More than a quarter-century later, it feels as if very little has changed since Clarence Thomas was elevated to the court, #MeToo notwithstanding. Had Ford not been white — and from the professional class — you have to wonder whether the Republican men on the committee would have completely dropped their patently phony pretense of concern for her welfare and stabbed her in the front instead of the back. What will follow now is a national tsunami of rage much as there was after the sliming of Anita Hill. And the aggrieved will not just be those “suburban women” politicos keep pigeon-holing, but most women, and more and more men. We have to hope that this rage will sweep more women into office as it did in 1992, the so-called Year of the Woman. And sweep some women out, too, including Susan Collins, whose tired act — repeated, feckless expressions of being “concerned” about Trumpian horrors while doing nothing about them — should be punished by Maine’s voters when she’s up for reelection in 2020.
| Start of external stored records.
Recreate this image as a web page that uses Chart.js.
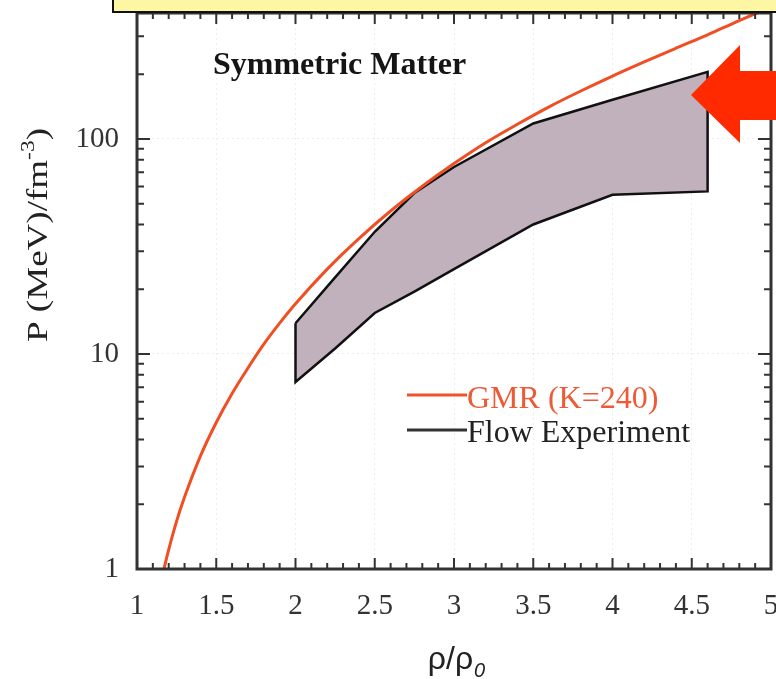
<!DOCTYPE html>
<html>
<head>
<meta charset="utf-8">
<script src="https://cdn.jsdelivr.net/npm/chart.js@4.4.1/dist/chart.umd.min.js"></script>
<style>
  html, body { margin: 0; padding: 0; background: #fff; }
</style>
</head>
<body>
<canvas id="eosChart" width="776" height="679"></canvas>
<script>
// GMR (K=240) pressure curve, P in MeV/fm^3 vs rho/rho0
var gmrRho = [1.17, 1.2, 1.25, 1.3, 1.4, 1.5, 1.6, 1.7, 1.8, 1.9, 2.0, 2.2, 2.4, 2.6, 2.8, 3.0, 3.2, 3.4, 3.6, 3.8, 4.0, 4.2, 4.4, 4.6, 4.8, 5.0];
var gmrP   = [1.0, 1.23, 1.67, 2.16, 3.35, 4.8, 6.55, 8.6, 11.1, 13.9, 17.1, 24.8, 34.4, 46.2, 60.2, 76.8, 96, 117, 141, 167, 196, 228, 264, 305, 355, 410];

// flow experiment band (upper and lower edges)
var flowRho   = [2.0, 2.25, 2.5, 2.75, 3.0, 3.5, 4.0, 4.6];
var flowUpper = [13.9, 22.7, 37, 56, 74, 118, 152, 205];
var flowLower = [7.4, 10.6, 15.5, 19.5, 24.8, 40, 55, 57];

var xTickVals = [1, 1.5, 2, 2.5, 3, 3.5, 4, 4.5, 5];
var yTickVals = [1, 10, 100];

var serif = '"Liberation Serif", "Times New Roman", serif';
var sans = '"Liberation Sans", Arial, sans-serif';

var gmrData = gmrRho.map(function (r, i) { return { x: r, y: gmrP[i] }; });

// closed outline: along the top edge, down the right side, back along the bottom
var bandData = [];
flowRho.forEach(function (r, i) { bandData.push({ x: r, y: flowUpper[i] }); });
for (var i = flowRho.length - 1; i >= 0; i--) bandData.push({ x: flowRho[i], y: flowLower[i] });
bandData.push({ x: flowRho[0], y: flowUpper[0] });

var decor = {
  id: 'decor',
  afterDatasetsDraw: function (chart) {
    var ctx = chart.ctx, a = chart.chartArea;
    var xs = chart.scales.x, ys = chart.scales.y;
    ctx.save();

    // inward tick marks on all four sides
    ctx.strokeStyle = '#333';
    ctx.lineWidth = 2;
    ctx.beginPath();
    for (var i = 0; i <= 40; i++) {
      var px = xs.getPixelForValue(1 + i * 0.1);
      var len = (i % 5 === 0) ? 11 : 6;
      ctx.moveTo(px, a.bottom); ctx.lineTo(px, a.bottom - len);
      ctx.moveTo(px, a.top); ctx.lineTo(px, a.top + len);
    }
    for (var d = 1; d <= 100; d *= 10) {
      for (var m = 1; m <= 9; m++) {
        var v = d * m;
        if (v > ys.max) break;
        var py = ys.getPixelForValue(v);
        var l2 = m === 1 ? 13 : 7;
        ctx.moveTo(a.left, py); ctx.lineTo(a.left + l2, py);
        ctx.moveTo(a.right, py); ctx.lineTo(a.right - l2, py);
      }
    }
    ctx.stroke();

    // frame
    ctx.lineWidth = 3;
    ctx.strokeRect(a.left, a.top, a.right - a.left, a.bottom - a.top);

    // panel label
    ctx.fillStyle = '#151515';
    ctx.font = 'bold 32px ' + serif;
    ctx.textBaseline = 'alphabetic';
    ctx.textAlign = 'left';
    ctx.fillText('Symmetric Matter', 213, 74);

    // legend
    ctx.lineWidth = 3;
    ctx.strokeStyle = '#f0522a';
    ctx.beginPath(); ctx.moveTo(407, 395); ctx.lineTo(467, 395); ctx.stroke();
    ctx.strokeStyle = '#333';
    ctx.beginPath(); ctx.moveTo(407, 430); ctx.lineTo(467, 430); ctx.stroke();
    ctx.font = '32px ' + serif;
    ctx.fillStyle = '#ee5a36';
    ctx.fillText('GMR (K=240)', 467, 408);
    ctx.fillStyle = '#222';
    ctx.fillText('Flow Experiment', 467, 442);

    // red arrow pointing at the band
    ctx.fillStyle = '#ff2a00';
    ctx.beginPath();
    ctx.moveTo(691, 95);
    ctx.lineTo(740, 45);
    ctx.lineTo(740, 71);
    ctx.lineTo(776, 71);
    ctx.lineTo(776, 120);
    ctx.lineTo(740, 120);
    ctx.lineTo(740, 143);
    ctx.closePath();
    ctx.fill();

    // yellow banner along the top
    ctx.fillStyle = '#fdf7a4';
    ctx.fillRect(113, -4, 700, 16);
    ctx.strokeStyle = '#111';
    ctx.lineWidth = 2;
    ctx.strokeRect(113, -4, 700, 16);

    // y axis title
    ctx.save();
    ctx.translate(47, 235);
    ctx.rotate(-Math.PI / 2);
    ctx.fillStyle = '#222';
    ctx.font = '30px ' + serif;
    var t1 = 'P (MeV)/fm', t2 = '-3', t3 = ')';
    var w1 = ctx.measureText(t1).width;
    ctx.font = '19px ' + serif;
    var w2 = ctx.measureText(t2).width;
    ctx.font = '30px ' + serif;
    var w3 = ctx.measureText(t3).width;
    var total = w1 + w2 + w3;
    var sx = 214 / total;
    ctx.scale(sx, 1);
    var x0 = -total / 2;
    ctx.fillText(t1, x0, 0);
    ctx.font = '19px ' + serif;
    ctx.fillText(t2, x0 + w1, -13);
    ctx.font = '30px ' + serif;
    ctx.fillText(t3, x0 + w1 + w2, 0);
    ctx.restore();

    // x axis title
    ctx.fillStyle = '#222';
    ctx.font = '32px ' + sans;
    var s1 = '\u03c1/\u03c1';
    var ws1 = ctx.measureText(s1).width;
    ctx.font = 'italic 20px ' + sans;
    var ws2 = ctx.measureText('0').width;
    var sx0 = 456 - (ws1 + ws2) / 2;
    ctx.font = '32px ' + sans;
    ctx.fillText(s1, sx0, 669);
    ctx.font = 'italic 20px ' + sans;
    ctx.fillText('0', sx0 + ws1 + 1, 677);

    ctx.restore();
  }
};

var ctx = document.getElementById('eosChart').getContext('2d');
var myChart = new Chart(ctx, {
  type: 'scatter',
  data: {
    datasets: [{
      label: 'GMR (K=240)',
      data: gmrData,
      showLine: true,
      borderColor: '#f04e23',
      borderWidth: 3,
      pointRadius: 0,
      cubicInterpolationMode: 'monotone',
      fill: false
    }, {
      label: 'Flow Experiment',
      data: bandData,
      showLine: true,
      borderColor: '#111',
      borderWidth: 2.5,
      backgroundColor: '#c1b1bd',
      pointRadius: 0,
      tension: 0,
      fill: 'shape'
    }]
  },
  options: {
    responsive: false,
    animation: false,
    layout: { padding: { top: 13, right: 5, left: 0, bottom: 0 } },
    plugins: {
      legend: { display: false },
      tooltip: { enabled: false }
    },
    scales: {
      x: {
        type: 'linear',
        min: 1,
        max: 5,
        afterBuildTicks: function (scale) {
          scale.ticks = xTickVals.map(function (v) { return { value: v }; });
        },
        ticks: {
          autoSkip: false,
          maxRotation: 0,
          padding: 20,
          color: '#333',
          font: { family: serif, size: 29 },
          callback: function (v) { return String(v); }
        },
        grid: {
          drawTicks: false,
          color: function (c) {
            return (c.tick && c.tick.value > 1 && c.tick.value < 5) ? 'rgba(0,0,0,0.07)' : 'transparent';
          }
        },
        border: { display: false, dash: [2, 3] },
        afterFit: function (scale) {
          scale.height = 110;
          scale.paddingLeft = 0;
          scale.paddingRight = 0;
        }
      },
      y: {
        type: 'logarithmic',
        min: 1,
        max: 385,
        afterBuildTicks: function (scale) {
          scale.ticks = yTickVals.map(function (v) { return { value: v }; });
        },
        ticks: {
          padding: 18,
          color: '#333',
          font: { family: serif, size: 29 },
          callback: function (v) { return String(v); }
        },
        grid: {
          drawTicks: false,
          color: function (c) {
            return (c.tick && c.tick.value > 1) ? 'rgba(0,0,0,0.07)' : 'transparent';
          }
        },
        border: { display: false, dash: [2, 3] },
        afterFit: function (scale) {
          scale.width = 137;
          scale.paddingTop = 0;
          scale.paddingBottom = 0;
        }
      }
    }
  },
  plugins: [decor]
});
</script>
</body>
</html>
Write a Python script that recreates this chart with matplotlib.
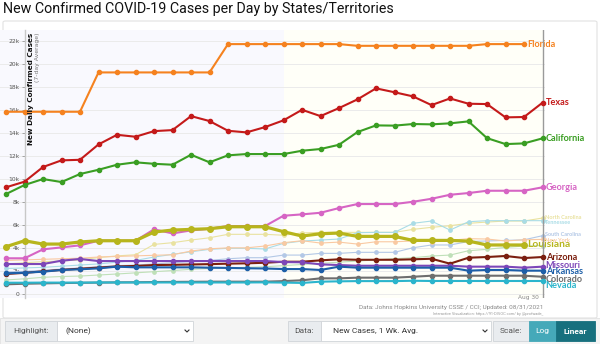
import numpy as np
import matplotlib.pyplot as plt
from matplotlib.patches import FancyBboxPatch, Rectangle
from matplotlib.lines import Line2D

# Days of August 2021 (7-day average of new cases, thousands)
days = np.arange(1, 31)

florida = [15.87, 15.87, 15.87, 15.87, 15.87, 19.3, 19.3, 19.3, 19.3, 19.3,
           19.3, 19.3, 21.77, 21.77, 21.77, 21.77, 21.77, 21.77, 21.77, 21.62,
           21.62, 21.62, 21.62, 21.62, 21.62, 21.62, 21.77, 21.77, 21.77]
texas = [9.28, 9.77, 11.05, 11.63, 11.68, 13.02, 13.86, 13.69, 14.18, 14.27,
         15.49, 15.06, 14.21, 14.07, 14.53, 15.12, 16.04, 15.49, 16.19, 16.95,
         17.91, 17.57, 17.21, 16.45, 17.03, 16.57, 16.54, 15.38, 15.41, 16.66]
california = [8.69, 9.48, 10.0, 9.74, 10.44, 10.81, 11.25, 11.46, 11.33, 11.25,
              12.12, 11.46, 12.07, 12.18, 12.18, 12.18, 12.47, 12.62, 12.99, 14.10,
              14.68, 14.66, 14.80, 14.77, 14.86, 15.03, 13.57, 13.05, 13.11, 13.55]
georgia = [3.09, 3.09, 3.87, 4.04, 4.22, 4.62, 4.62, 4.62, 5.61, 5.26,
           5.52, 5.67, 5.90, 5.90, 5.90, 6.80, 6.92, 7.06, 7.47, 7.82,
           7.82, 7.82, 8.02, 8.28, 8.63, 8.78, 8.98, 8.98, 8.98, 9.28]
louisiana = [4.10, 4.62, 4.33, 4.33, 4.51, 4.62, 4.62, 4.62, 5.38, 5.55,
             5.61, 5.67, 5.84, 5.84, 5.84, 5.41, 5.03, 5.23, 5.29, 5.00,
             5.00, 5.00, 4.65, 4.65, 4.65, 4.59, 4.25, 4.25, 4.25]
arizona = [1.72, 1.82, 1.95, 2.08, 2.18, 2.28, 2.38, 2.42, 2.50, 2.52,
           2.55, 2.58, 2.62, 2.65, 2.70, 2.79, 2.79, 2.91, 3.00, 2.96,
           2.96, 2.96, 3.00, 3.05, 2.62, 3.14, 3.20, 3.29, 3.11, 3.20]
missouri = [2.59, 2.59, 2.59, 2.88, 3.03, 2.85, 2.85, 2.85, 2.85, 2.85,
            2.85, 2.85, 2.85, 2.85, 2.85, 2.76, 2.74, 2.56, 2.50, 2.44,
            2.44, 2.44, 2.44, 2.44, 2.44, 2.36, 2.36, 2.36, 2.27, 2.36]
arkansas = [1.78, 1.83, 1.92, 2.07, 2.13, 2.21, 2.36, 2.30, 2.30, 2.30,
            2.30, 2.27, 2.25, 2.22, 2.20, 2.15, 2.15, 2.07, 2.36, 2.27,
            2.27, 2.27, 2.27, 2.27, 2.27, 2.01, 2.07, 2.07, 2.01, 2.01]
colorado = [0.82, 0.87, 0.90, 0.93, 0.95, 0.97, 0.99, 1.00, 1.02, 1.03,
            1.04, 1.05, 1.05, 1.05, 1.05, 1.10, 1.17, 1.34, 1.34, 1.40,
            1.40, 1.40, 1.48, 1.57, 1.57, 1.57, 1.57, 1.57, 1.57, 1.48]
nevada = [0.96, 0.96, 0.97, 0.97, 0.97, 0.98, 0.98, 0.98, 0.98, 0.98,
          0.98, 0.98, 0.98, 0.98, 0.99, 0.97, 0.94, 1.05, 1.08, 1.10,
          1.10, 1.10, 1.13, 1.11, 1.11, 1.11, 1.11, 1.11, 1.11, 1.11]

# faint background states
north_carolina = [2.60, 2.70, 2.80, 2.85, 2.95, 3.15, 3.30, 3.40, 4.30, 4.45,
                  4.68, 4.88, 5.18, 5.18, 5.18, 5.10, 5.30, 5.35, 5.35, 5.35,
                  5.35, 5.35, 5.61, 5.79, 5.93, 6.14, 6.25, 6.34, 6.34, 6.60]
tennessee = [2.20, 2.25, 2.30, 2.40, 2.50, 2.60, 2.75, 2.90, 3.20, 3.43,
             3.66, 3.87, 3.96, 3.96, 3.90, 4.39, 4.59, 4.68, 4.77, 5.32,
             5.35, 5.35, 6.14, 6.34, 5.55, 6.28, 6.37, 6.37, 6.37, 6.37]
south_carolina = [1.90, 1.95, 2.05, 2.15, 2.25, 2.35, 2.45, 2.50, 2.60, 2.70,
                  2.80, 2.90, 3.05, 3.14, 3.14, 3.37, 3.37, 3.52, 3.52, 3.61,
                  3.61, 3.61, 4.01, 4.25, 4.25, 4.55, 4.60, 4.65, 4.70, 5.06]
new_york = [2.90, 2.95, 3.00, 3.05, 3.10, 3.20, 3.25, 3.30, 3.35, 3.40,
            3.72, 3.92, 4.00, 4.00, 4.16, 4.45, 4.62, 4.42, 4.50, 4.33,
            4.53, 4.53, 4.60, 4.55, 4.65, 4.80, 4.77, 4.60, 4.70, 4.74]
other_state = [1.20, 1.30, 1.43, 1.50, 1.54, 1.63, 1.72, 1.82, 1.92, 2.02,
               2.13, 2.20, 2.25, 2.30, 2.35, 2.45, 2.55, 2.65, 2.75, 2.85,
               2.95, 3.05, 3.14, 3.29, 3.37, 3.75, 3.87, 4.04, 4.16, 4.20]

main_states = [
    ("Texas", texas, "#c41a1a", 0),
    ("California", california, "#3a9e23", 0),
    ("Georgia", georgia, "#d665c4", 0),
    ("Arizona", arizona, "#7b1f0e", 0),
    ("Missouri", missouri, "#7d47b8", 0.6),
    ("Arkansas", arkansas, "#1d5fa8", -0.9),
    ("Colorado", colorado, "#6e6e6e", -1.9),
    ("Nevada", nevada, "#2bb5cc", -3.2),
    ("Florida", florida, "#f5821f", 0),
]
faint_states = [
    ("North Carolina", north_carolina, "#e9e2a0", 0.7),
    ("Tennessee", tennessee, "#a9dce6", -1.0),
    ("South Carolina", south_carolina, "#b3c8e6", 0.8),
    ("New York", new_york, "#f9c9a2", -1.0),
    ("", other_state, "#bfe0b8", 0),
]

W, H = 600, 344
fig = plt.figure(figsize=(6, 3.44), dpi=100)

def fx(px):
    return px / W

def fy(py):
    return 1 - py / H

# chart card + control bar
fig.patches.append(FancyBboxPatch((fx(3), fy(318)), fx(594), 297 / H,
                                  boxstyle="round,pad=0,rounding_size=0.004",
                                  transform=fig.transFigure, fc="white",
                                  ec="#e2e2e2", lw=0.8, zorder=-2))
fig.patches.append(Rectangle((0, 0), 1, fy(318), transform=fig.transFigure,
                             fc="#f4f4f4", ec="#e2e2e2", lw=0.6, zorder=-2))

fig.text(fx(3), fy(9), "New Confirmed COVID-19 Cases per Day by States/Territories",
         family="Roboto", fontsize=10.3, va="center", ha="left", color="#111111")

ax = fig.add_axes([0, fy(298.3), fx(545), (298.3 - 30) / H])
ax.set_zorder(2)
ax.set_xlim(1 - 6 / 18.5, 1 + 539 / 18.5)
ax.set_ylim(-0.4, 23)
ax.axvspan(ax.get_xlim()[0], 16, color="#f9f9fe", lw=0, zorder=0)
ax.axvspan(16, 30, color="#fffff8", lw=0, zorder=0)
ax.patch.set_alpha(0)

for name, vals, col, nudge in faint_states:
    ax.plot(days[:len(vals)], vals, color=col, lw=0.8, marker="o", ms=2.4,
            zorder=2, clip_on=False)
    if name:
        ax.annotate(name, (days[len(vals) - 1], vals[-1]), xytext=(2, nudge),
                    textcoords="offset points", va="center", ha="left",
                    fontsize=4.0, color=col, family="Lato", fontweight="bold",
                    annotation_clip=False)

for name, vals, col, nudge in main_states:
    ax.plot(days[:len(vals)], vals, color=col, lw=1.5, marker="o", ms=3.0,
            zorder=4, clip_on=False)
    ax.annotate(name, (days[len(vals) - 1], vals[-1]), xytext=(2.2, nudge),
                textcoords="offset points", va="center", ha="left",
                fontsize=6.6, color=col, family="Lato", fontweight="bold",
                annotation_clip=False)

ax.plot(days[:len(louisiana)], louisiana, color="#b7b51c", lw=2.3, marker="o",
        ms=4.0, zorder=5, clip_on=False)
ax.annotate("Louisiana", (days[len(louisiana) - 1], louisiana[-1]), xytext=(2.5, 0),
            textcoords="offset points", va="center", ha="left", fontsize=7.4,
            color="#b7b51c", family="Lato", fontweight="bold", annotation_clip=False)

# axes styling
ax.axvline(30, color="#9a9a9a", lw=1.0, zorder=3)
for s in ["top", "right", "bottom"]:
    ax.spines[s].set_visible(False)
ax.spines["left"].set_position(("axes", 25 / 545))
ax.spines["left"].set_color("#c8c8c8")
ax.spines["left"].set_linewidth(1.0)
yt = np.arange(0, 23, 2)
ax.set_yticks(yt)
ax.set_yticklabels(["0"] + [f"{v}k" for v in yt[1:]])
ax.tick_params(axis="y", length=2.2, width=0.6, color="#999999", labelsize=4.3,
               labelcolor="#555555", pad=1.5)
ax.set_xticks([])
ax.grid(axis="y", color="#ebebeb", lw=0.7)
ax.set_axisbelow(True)

ax.annotate("Aug 30", (30, -0.4), xytext=(-2.5, 0.6), textcoords="offset points",
            ha="right", va="center", fontsize=4.2, color="#888888",
            annotation_clip=False)

fig.text(fx(30.5), fy(33), "New Daily Confirmed Cases", rotation=90, ha="center",
         va="top", fontsize=5.2, fontweight="bold", color="#111111", zorder=5)
fig.text(fx(37.5), fy(33), "(7-day Average)", rotation=90, ha="center",
         va="top", fontsize=4.4, color="#777777", zorder=5)

fig.text(fx(543), fy(308), "Data: Johns Hopkins University CSSE / CCI; Updated: 08/31/2021",
         ha="right", va="center", fontsize=4.6, color="#8a8a8a", family="Roboto")
fig.text(fx(543), fy(314), "Interactive Visualization: https://91-DIVOC.com/ by @profwade_",
         ha="right", va="center", fontsize=2.8, color="#9a9a9a", family="Roboto")

# controls row
def box(x0, x1, fc, ec="#d0d4d8"):
    fig.patches.append(Rectangle((fx(x0), fy(341)), fx(x1 - x0), 20 / H,
                                 transform=fig.transFigure, fc=fc, ec=ec, lw=0.6))

def label(x, text, color="#555555", ha="left", weight="normal"):
    fig.text(fx(x), fy(331), text, ha=ha, va="center", fontsize=6.0,
             color=color, family="Roboto", fontweight=weight)

def chevron(x):
    fig.lines.append(Line2D([fx(x - 2), fx(x), fx(x + 2)], [fy(330), fy(332), fy(330)],
                            transform=fig.transFigure, color="#333333", lw=0.8))

box(5, 57, "#e9ecef")
box(57, 193, "white")
label(31, "Highlight:", ha="center")
label(66, "(None)", color="#333333")
chevron(187)
box(288, 321, "#e9ecef")
box(321, 491, "white")
label(304.5, "Data:", ha="center")
label(333, "New Cases, 1 Wk. Avg.", color="#333333")
chevron(485)
box(493, 529, "#e9ecef")
label(511, "Scale:", ha="center")
box(529, 556, "#45a9b9", ec="#45a9b9")
box(556, 595, "#17707e", ec="#17707e")
label(542.5, "Log", color="white", ha="center")
label(575.5, "Linear", color="white", ha="center", weight="bold")

fig.savefig("out.png", dpi=100)
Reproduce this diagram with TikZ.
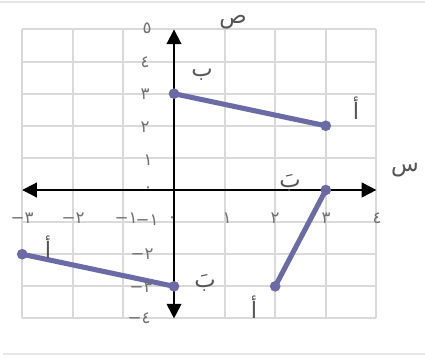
\documentclass[tikz,border=0pt]{standalone}
\usepackage{fontspec}
\newfontfamily\arabicfont[Script=Arabic]{DejaVu Sans}
\newfontfamily\numfont{DejaVu Sans}
\TeXXeTstate=1
\usetikzlibrary{arrows.meta}
\definecolor{segc}{HTML}{6A6AA6}
\definecolor{gridc}{HTML}{D9D9D9}
\definecolor{framec}{HTML}{E6E6E6}
\definecolor{lab}{HTML}{707070}
\definecolor{letc}{HTML}{555555}
\tikzset{
  numlbl/.style={text=lab, font=\numfont\fontsize{12.5}{13}\selectfont, inner sep=0pt},
  letlbl/.style={text=letc, font=\arabicfont\fontsize{17}{18}\selectfont, inner sep=0pt},
  ptdot/.style={circle, fill=segc, minimum size=8pt, inner sep=0pt},
  segline/.style={segc, line width=3.8pt},
  axisline/.style={line width=1.5pt, {Triangle[length=11pt,width=11pt]}-{Triangle[length=11pt,width=11pt]}},
  framel/.style={framec, line width=1.5pt},
  gridl/.style={gridc, line width=1.5pt},
}
\begin{document}
\begin{tikzpicture}[x=0.75pt,y=-0.75pt]
\useasboundingbox (0,0) rectangle (425,358);
\fill[white] (0,0) rectangle (425,358);
% frame lines
\coordinate (ftl) at (0,1.5);
\coordinate (ftr) at (425,1.5);
\coordinate (fbl) at (3,354);
\coordinate (fbr) at (425,354);
\draw[framel] (ftl) -- (ftr);
\draw[framel] (fbl) -- (fbr);
\begin{scope}[shift={(174,190)}, x=37.95pt, y=24.08pt]
  \foreach \i in {-3,...,4} { \draw[gridl] (\i,-4) -- (\i,5); }
  \foreach \j in {-4,...,5} { \draw[gridl] (-3,\j) -- (4,\j); }
  \coordinate (xl) at (-3,0);
  \coordinate (xr) at (4,0);
  \coordinate (yb) at (0,-4);
  \coordinate (yt) at (0,5);
  \draw[axisline] (xl) -- (xr);
  \draw[axisline] (yb) -- (yt);
  % segment 1
  \node[ptdot] (b1) at (0,3) {};
  \node[ptdot] (a1) at (3,2) {};
  \draw[segline] (b1.center) -- (a1.center);
  % segment 2
  \node[ptdot] (b2) at (3,0) {};
  \node[ptdot] (a2) at (2,-3) {};
  \draw[segline] (b2.center) -- (a2.center);
  % segment 3
  \node[ptdot] (a3) at (-3,-2) {};
  \node[ptdot] (b3) at (0,-3) {};
  \draw[segline] (a3.center) -- (b3.center);
\end{scope}
% y labels
\node[numlbl] (y5) at (147,28) {٥};
\node[numlbl] (y4) at (145,62) {٤};
\node[numlbl] (y3) at (145,94) {٣};
\node[numlbl] (y2) at (145,127) {٢};
\node[numlbl] (y1) at (148,160) {١};
\node[numlbl] (y0) at (148,190) {٠};
\node[numlbl] (ym1) at (147,220) {−١};
\node[numlbl] (ym2) at (142,254) {−٢};
\node[numlbl] (ym3) at (141,287) {−٣};
\node[numlbl] (ym4) at (139,318) {−٤};
% x labels
\node[numlbl] (xm3) at (22,218) {−٣};
\node[numlbl] (xm2) at (73,218) {−٢};
\node[numlbl] (xm1) at (126,218) {−١};
\node[numlbl] (x0) at (172,220) {٠};
\node[numlbl] (x1) at (227,218) {١};
\node[numlbl] (x2) at (275,218) {٢};
\node[numlbl] (x3) at (326,218) {٣};
\node[numlbl] (x4) at (377,218) {٤};
% axis names
\node[letlbl] (sad) at (233,22) {\beginR ص\endR};
\node[letlbl] (sin) at (405,170) {\beginR س\endR};
% point labels
\node[letlbl] (lb1) at (202,75) {\beginR ب\endR};
\node[letlbl] (la1) at (356,108) {\beginR أ\endR};
\node[letlbl] (lb2) at (290,183) {\beginR بَ\endR};
\node[letlbl] (la2) at (254,307) {\beginR أ\endR};
\node[letlbl] (la3) at (48,247) {\beginR أ\endR};
\node[letlbl] (lb3) at (205,283) {\beginR بَ\endR};
\end{tikzpicture}
\end{document}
What an awful day. My colleague at Veep, the showrunner David Mandel, is a master of finding dark humor in Washington horrors, but he reflected my mood, and I imagine that of many, when he said after these hearings that “it’s starting to seem like it was an accident that the country worked as long as it did.” As I write, there’s a faint hope Kavanaugh will not make it to the Court. There’s a less faint hope that the GOP will lose control of at least one chamber of Congress in November.

But even if those battles are won, the fact remains that America has a major political party more dedicated than ever to stripping women of power by any ruthless means it can.